Holy cow, another year has gone by. 2020 is upon us and I have to admit, I’m ready to close the door on a tough year.
It hasn’t been all bad. I bought a house. I switched coaches and had my first six month stretch of pain-free running in years. Through the good and the bad, I have been lucky enough to read, learn and write about running and fitness every week. Here are my favorite stories from 2019.
In January 2019, after weeks of planning my season, I was diagnosed with a tear of my Plantar Fascia. It had come at a time when training seemed to be going well, and for the first time since getting into the 2017 Western States, I was inspired by my upcoming race schedule. Of course, it all came crashing down with my diagnosis and the crutches that came with it, however, I wanted to find out exactly how long I could hold onto my fitness throughout this injury. So I asked, how long does fitness last when you’re injured?

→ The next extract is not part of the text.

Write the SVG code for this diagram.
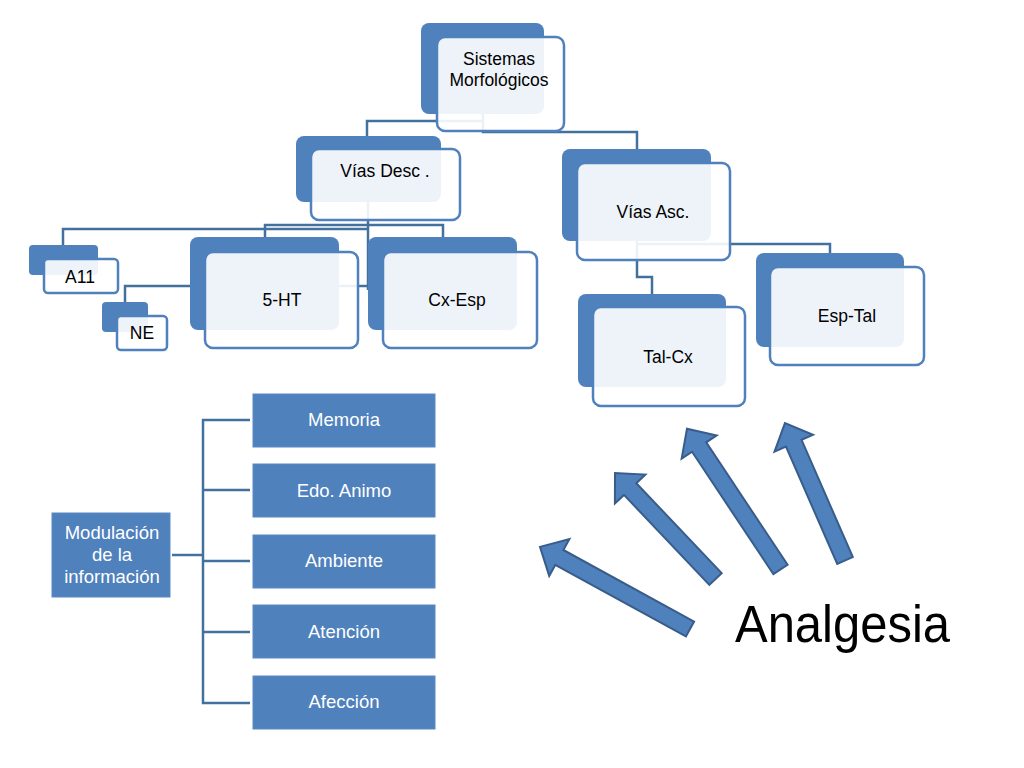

Ever superglue a knee in a bathtub? Yeah, I hadn’t either. But then I had to. When a bomb cyclone dropped four feet of snow on Boulder County, a playful couples’ wrestling match in the fresh snow ended when my boyfriend gouged his leg so deep I could see gleaming white bone through his snowsuit. Unfortunately, the snow meant there was no way we were going to get to an emergency room. Thank goodness for wilderness first aid training and super glue.
A highlight of my 2019 season was the Salomon Global Athlete Training Camp. For seven intense days in the Azores mountains, I covered over 150 miles and 40,000 feet in elevation gain. I had only been back running from my plantar tear in January for two weeks, and the ass whooping I was served daily reminded me how much I lacked fitness. But every day was an opportunity to learn and a chance to see if could keep up with the best mountain athletes in the world. A few hours of daily suffering was a small price to pay for the experience.
After a year of injury and two years of inconsistent training, I toed the line at the Leadville 100. Without the fitness to back up my goals and with more than one thing going wrong, I got served. I ate humble pie, put my head down and crossed the finish line with a little lesson in how to hurt.
I’m too young to be scolding teenagers. But when they park their parent’s SUV in an alpine meadow, squashing the fleeting foliage, I can’t help but give them hell. That’s a true story—and it inspired 600 words of trail etiquette.